Adjunct professor of humanities at The Cooper Union, senior fellow at the Roosevelt Institute and the Schwartz Center for Economic Policy Analysis, The New School, and an economics columnist, Madrick reviews America’s financial history since 1970: “The triumph of finance and the decline of America, 1970 to the present.”

I see it as a moral indictment of an immoral financial system that capitalizes on greed and only uses politics to satisfy that greed. So, when I say that we live in a financial system stacked to favor special interests groups of the wealthy, some of my friends whine that I am only reading liberal “left-wing rags.” They ask “why”” are you so opposed to the Republicans. They call me a “socialist” for supporting President Obama; some add the bullying rhetoric of “baby killer.”

My well-meaning friends are shooting themselves in the foot at the ballot box. “Free market” sounds good, but it was never intended to become a survival of the fittest through cannibalizing corporations, manipulating the money market so only the top 1-2% can pay themselves obscene fortunes, while companies they buy go out of business, or downsize the labor force to expand stock values, etc.

The companies have to play the game or get swallowed up. The purpose for their existence and what they produce no longer matters--only the stock values that allow speculators to up the market-value long enough to buy, sell, or trade for an obscene amount of money, purely for investor’s profits.

Mention any kind of controls and somebody screams “Communism! … Socialism …” ad infinitum … Do you know what the Stock Market is? It is a wealthy play-boy’s gambling casino--largely unregulated and highly protected. Try buying into it.

I fail to understand Christians insisting on protecting unborn babies and feeling no social responsibility for America’s underclass. They support a political-financial system that protects individuals at the top of the pinnacle. They elevate obscene greed as the epitomy of success while supporting a political structure that feeds and protects that system. The words of Jesus mean nothing!

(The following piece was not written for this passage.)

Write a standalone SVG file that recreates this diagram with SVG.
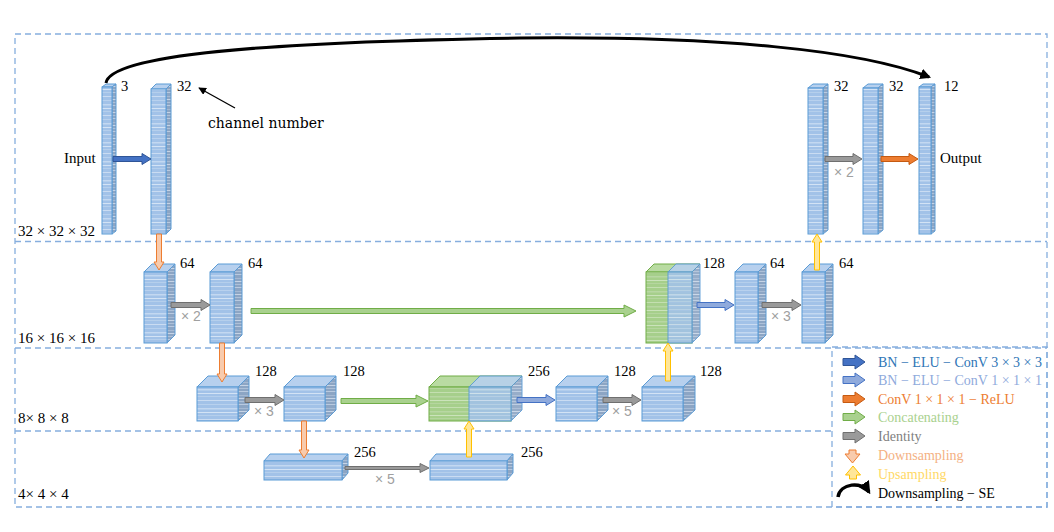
<svg xmlns="http://www.w3.org/2000/svg" width="1054" height="532" viewBox="0 0 1054 532">
<defs>
<pattern id="pf" width="20" height="19" patternUnits="userSpaceOnUse">
<rect width="20" height="19" fill="#a2c2e8"/>
<rect y="1" width="20" height="1" fill="#cadcf2"/>
<rect y="5" width="20" height="1" fill="#b8d1ee"/>
<rect y="9" width="20" height="1.5" fill="#c3d8f1"/>
<rect y="13" width="20" height="1" fill="#d3e3f5"/>
<rect y="16" width="20" height="1" fill="#b5cfec"/>
</pattern>
<pattern id="ps" width="20" height="13" patternUnits="userSpaceOnUse">
<rect width="20" height="13" fill="#8ca5c4"/>
<rect y="1" width="20" height="1" fill="#b9cae0"/>
<rect y="5" width="20" height="1" fill="#a5b9d3"/>
<rect y="8" width="20" height="1" fill="#c6d4e6"/>
<rect y="11" width="20" height="1" fill="#adc0d8"/>
</pattern>
<pattern id="pg" width="20" height="15" patternUnits="userSpaceOnUse">
<rect width="20" height="15" fill="#a6cf8b"/>
<rect y="2" width="20" height="1" fill="#c4dfb1"/>
<rect y="6" width="20" height="1.5" fill="#b8d7a3"/>
<rect y="10" width="20" height="1" fill="#cbe3bb"/>
<rect y="13" width="20" height="1" fill="#b5d69f"/>
</pattern>
<marker id="ah" viewBox="0 0 10 10" refX="9" refY="5" markerWidth="6" markerHeight="6" orient="auto-start-reverse">
<path d="M0,0 L10,5 L0,10 z" fill="#000"/>
</marker>
<marker id="ahb" viewBox="0 0 10 10" refX="8" refY="5" markerWidth="3.6" markerHeight="3.6" orient="auto">
<path d="M0,0 L10,5 L0,10 z" fill="#000"/>
</marker>
</defs>
<style>
.dash{fill:none;stroke:#86aede;stroke-width:1.3;stroke-dasharray:6,4}
.f{fill:url(#pf);stroke:#5b9bd5;stroke-width:1}
.t{fill:#b7d0ee;stroke:#5b9bd5;stroke-width:1}
.s{fill:url(#ps);stroke:#5b9bd5;stroke-width:1}
.gf{fill:url(#pg);stroke:#70ad47;stroke-width:1}
.gt{fill:#b9dba2;stroke:#70ad47;stroke-width:1}
.ov{opacity:.9}
.num{font-family:"Liberation Serif","DejaVu Serif",serif;font-size:14.5px;fill:#000}
.lbl{font-family:"Liberation Serif","DejaVu Serif",serif;font-size:15px;fill:#000}
.rep{font-family:"Liberation Sans",Arial,sans-serif;font-size:14px;fill:#a0a0a0}
.leg{font-family:"Liberation Serif","DejaVu Serif",serif;font-size:14px}
.a-db{fill:#4472c4;stroke:#2f5597;stroke-width:1}
.a-lb{fill:#8faadc;stroke:#4472c4;stroke-width:1}
.a-or{fill:#ed7d31;stroke:#c55a11;stroke-width:1}
.a-gr{fill:#a9d18e;stroke:#70ad47;stroke-width:1}
.a-gy{fill:#9a9a9a;stroke:#6f6f6f;stroke-width:1}
.a-dn{fill:#f8cbad;stroke:#ed7d31;stroke-width:1}
.a-up{fill:#ffe699;stroke:#ffc000;stroke-width:1}
</style>
<rect width="1054" height="532" fill="#fff"/>

<g id="frame">
<rect class="dash" x="15" y="34" width="1032" height="473"/>
<line class="dash" x1="15" y1="241.5" x2="1047" y2="241.5"/>
<line class="dash" x1="15" y1="348" x2="1047" y2="348"/>
<line class="dash" x1="15" y1="431" x2="832" y2="431"/>
<text class="lbl" x="18" y="236">32 × 32 × 32</text>
<text class="lbl" x="18" y="343">16 × 16 × 16</text>
<text class="lbl" x="18" y="423">8× 8 × 8</text>
<text class="lbl" x="18" y="499">4× 4 × 4</text>
</g>

<g id="nodeA">
<polygon class="t" points="102,87 106,84 116,84 112,87"/>
<polygon class="s" points="112,87 116,84 116,231 112,234"/>
<rect class="f" x="102" y="87" width="10" height="147"/>
<text class="num" x="121" y="91">3</text>
<text class="lbl" x="64" y="163">Input</text>
</g>
<g id="nodeB">
<polygon class="t" points="151,89 156,84 171,84 166,89"/>
<polygon class="s" points="166,89 171,84 171,229 166,234"/>
<rect class="f" x="151" y="89" width="15" height="145"/>
<text class="num" x="177" y="91">32</text>
</g>
<g id="nodeC">
<polygon class="t" points="808,88 813,84 828,84 823,88"/>
<polygon class="s" points="823,88 828,84 828,230 823,234"/>
<rect class="f" x="808" y="88" width="15" height="146"/>
<text class="num" x="834" y="91">32</text>
</g>
<g id="nodeD">
<polygon class="t" points="863,88 868,84 883,84 878,88"/>
<polygon class="s" points="878,88 883,84 883,230 878,234"/>
<rect class="f" x="863" y="88" width="15" height="146"/>
<text class="num" x="889" y="91">32</text>
</g>
<g id="nodeE">
<polygon class="t" points="919,87 923,84 935,84 931,87"/>
<polygon class="s" points="931,87 935,84 935,231 931,234"/>
<rect class="f" x="919" y="87" width="12" height="147"/>
<text class="num" x="944" y="91">12</text>
<text class="lbl" x="940" y="163">Output</text>
</g>

<g id="nodeF">
<polygon class="t" points="144,272 152,264 175,264 167,272"/>
<polygon class="s" points="167,272 175,264 175,335 167,343"/>
<rect class="f" x="144" y="272" width="23" height="71"/>
<text class="num" x="180" y="268">64</text>
</g>
<g id="nodeG">
<polygon class="t" points="210,272 218,264 242,264 234,272"/>
<polygon class="s" points="234,272 242,264 242,335 234,343"/>
<rect class="f" x="210" y="272" width="24" height="71"/>
<text class="num" x="248" y="268">64</text>
</g>
<g id="nodeConcat1">
<polygon class="gt" points="646,272 654,264 700,264 692,272"/>
<rect class="gf" x="646" y="272" width="46" height="71"/>
<g class="ov">
<polygon class="t" points="668,272 676,264 700,264 692,272"/>
<polygon class="s" points="692,272 700,264 700,335 692,343"/>
<rect class="f" x="668" y="272" width="24" height="71"/>
</g>
<text class="num" x="703" y="268">128</text>
</g>
<g id="nodeH">
<polygon class="t" points="735,272 743,264 766,264 758,272"/>
<polygon class="s" points="758,272 766,264 766,335 758,343"/>
<rect class="f" x="735" y="272" width="23" height="71"/>
<text class="num" x="770" y="268">64</text>
</g>
<g id="nodeI">
<polygon class="t" points="802,272 810,264 833,264 825,272"/>
<polygon class="s" points="825,272 833,264 833,335 825,343"/>
<rect class="f" x="802" y="272" width="23" height="71"/>
<text class="num" x="839" y="268">64</text>
</g>

<g id="nodeJ">
<polygon class="t" points="197,387 208,376 249,376 238,387"/>
<polygon class="s" points="238,387 249,376 249,410 238,421"/>
<rect class="f" x="197" y="387" width="41" height="34"/>
<text class="num" x="255" y="376">128</text>
</g>
<g id="nodeK">
<polygon class="t" points="284,387 295,376 336,376 325,387"/>
<polygon class="s" points="325,387 336,376 336,410 325,421"/>
<rect class="f" x="284" y="387" width="41" height="34"/>
<text class="num" x="343" y="376">128</text>
</g>
<g id="nodeConcat2">
<polygon class="gt" points="429,387 440,376 522,376 511,387"/>
<rect class="gf" x="429" y="387" width="82" height="34"/>
<g class="ov">
<polygon class="t" points="469,387 480,376 522,376 511,387"/>
<polygon class="s" points="511,387 522,376 522,410 511,421"/>
<rect class="f" x="469" y="387" width="42" height="34"/>
</g>
<text class="num" x="528" y="376">256</text>
</g>
<g id="nodeL">
<polygon class="t" points="556,387 567,376 608,376 597,387"/>
<polygon class="s" points="597,387 608,376 608,410 597,421"/>
<rect class="f" x="556" y="387" width="41" height="34"/>
<text class="num" x="614" y="376">128</text>
</g>
<g id="nodeM">
<polygon class="t" points="642,387 653,376 695,376 683,387"/>
<polygon class="s" points="683,387 695,376 695,410 683,421"/>
<rect class="f" x="642" y="387" width="41" height="34"/>
<text class="num" x="700" y="376">128</text>
</g>

<g id="nodeN">
<polygon class="t" points="264,461 270,454 348,454 342,461"/>
<polygon class="s" points="342,461 348,454 348,473 342,480"/>
<rect class="f" x="264" y="461" width="78" height="19"/>
<text class="num" x="354" y="457">256</text>
</g>
<g id="nodeO">
<polygon class="t" points="430,461 436,454 513,454 507,461"/>
<polygon class="s" points="507,461 513,454 513,473 507,480"/>
<rect class="f" x="430" y="461" width="77" height="19"/>
<text class="num" x="521" y="457">256</text>
</g>

<g id="connectors">
<path d="M106,83 C110,55 260,42 520,38 C720,36 860,50 929,77" fill="none" stroke="#000" stroke-width="3" marker-end="url(#ahb)"/>
<line x1="235" y1="108" x2="199" y2="88" stroke="#000" stroke-width="1.3" marker-end="url(#ah)"/>
<polygon class="a-db" points="113,156.5 142,156.5 142,153.5 151,159 142,164.5 142,161.5 113,161.5"/>
<polygon class="a-gy" points="825,156.5 853,156.5 853,153.5 862,159 853,164.5 853,161.5 825,161.5"/>
<polygon class="a-or" points="881,156.5 909,156.5 909,153.5 918,159 909,164.5 909,161.5 881,161.5"/>
<polygon class="a-dn" points="156.5,234 161.5,234 161.5,262 164,262 159,270 154,262 156.5,262"/>
<polygon class="a-gy" points="171,302.5 201,302.5 201,299.5 210,305 201,310.5 201,307.5 171,307.5"/>
<polygon class="a-gr" points="251,308.5 624,308.5 624,305 636,311 624,317 624,313.5 251,313.5"/>
<polygon class="a-lb" points="697,302.5 725,302.5 725,299.5 734,305 725,310.5 725,307.5 697,307.5"/>
<polygon class="a-gy" points="762,302.5 792,302.5 792,299.5 801,305 792,310.5 792,307.5 762,307.5"/>
<polygon class="a-up" points="814.5,270 819.5,270 819.5,242 822,242 817,234 812,242 814.5,242"/>
<polygon class="a-dn" points="219.5,343 224.5,343 224.5,374 227,374 222,382 217,374 219.5,374"/>
<polygon class="a-gy" points="245,397.5 275,397.5 275,394.5 284,400 275,405.5 275,402.5 245,402.5"/>
<polygon class="a-gr" points="341,398.5 416,398.5 416,395 428,401 416,407 416,403.5 341,403.5"/>
<polygon class="a-lb" points="517,397.5 546,397.5 546,394.5 555,400 546,405.5 546,402.5 517,402.5"/>
<polygon class="a-gy" points="603,397.5 632,397.5 632,394.5 641,400 632,405.5 632,402.5 603,402.5"/>
<polygon class="a-up" points="665.5,381 670.5,381 670.5,351 673,351 668,343 663,351 665.5,351"/>
<polygon class="a-dn" points="301.5,421 306.5,421 306.5,450 309,450 304,458 299,450 301.5,450"/>
<polygon class="a-gy" points="345,466.5 420,466.5 420,463.5 429,468 420,472.5 420,469.5 345,469.5"/>
<polygon class="a-up" points="466.5,457 471.5,457 471.5,429 474,429 469,421 464,429 466.5,429"/>
<text class="rep" x="834" y="177">× 2</text>
<text class="rep" x="181" y="321">× 2</text>
<text class="rep" x="771" y="321">× 3</text>
<text class="rep" x="254" y="416">× 3</text>
<text class="rep" x="612" y="416">× 5</text>
<text class="rep" x="375" y="484">× 5</text>
<text class="lbl" x="208" y="128" style="font-family:'DejaVu Serif',serif;font-size:14px">channel number</text>
</g>

<g id="legend">
<rect class="dash" x="832" y="347" width="215" height="160"/>
<polygon class="a-db" points="843,358.5 855,358.5 855,355 865,362 855,369 855,365.5 843,365.5"/>
<polygon class="a-lb" points="843,376.5 855,376.5 855,373 865,380 855,387 855,383.5 843,383.5"/>
<polygon class="a-or" points="843,395.5 855,395.5 855,392 865,399 855,406 855,402.5 843,402.5"/>
<polygon class="a-gr" points="843,413.5 855,413.5 855,410 865,417 855,424 855,420.5 843,420.5"/>
<polygon class="a-gy" points="843,432.5 855,432.5 855,429 865,436 855,443 855,439.5 843,439.5"/>
<polygon class="a-dn" points="849,450 856,450 856,454 860,454 852.5,463 845,454 849,454"/>
<polygon class="a-up" points="849.5,479 856.5,479 856.5,475 860.5,475 853,466 845.5,475 849.5,475"/>
<path d="M838,497 C840,483 862,481 869,492" fill="none" stroke="#000" stroke-width="3.5" marker-end="url(#ahb)"/>
<text class="leg" x="878" y="367" fill="#2e75b6">BN − ELU − ConV 3 × 3 × 3</text>
<text class="leg" x="878" y="385" fill="#8faadc">BN − ELU − ConV 1 × 1 × 1</text>
<text class="leg" x="878" y="404" fill="#ed7d31">ConV 1 × 1 × 1 − ReLU</text>
<text class="leg" x="878" y="422" fill="#a9d18e">Concatenating</text>
<text class="leg" x="878" y="441" fill="#7f7f7f">Identity</text>
<text class="leg" x="878" y="460" fill="#f4b183">Downsampling</text>
<text class="leg" x="878" y="479" fill="#ffd966">Upsampling</text>
<text class="leg" x="878" y="498" fill="#000">Downsampling − SE</text>
</g>
</svg>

The Prophet Amos thundered, You cows of Bashan … who oppress the poor and crush the needy and say to your husbands, ‘Bring us some drinks!“ …You trample on the poor and force him to give you grain … you oppress the righteous and take bribes and you deprive the poor of justice in the court … I hate, I despise your religious feasts … away with the noise of your songs! But let justice roll on like a river, righteousness like a never-failing stream! (Amos 4:1-7:14, NIV).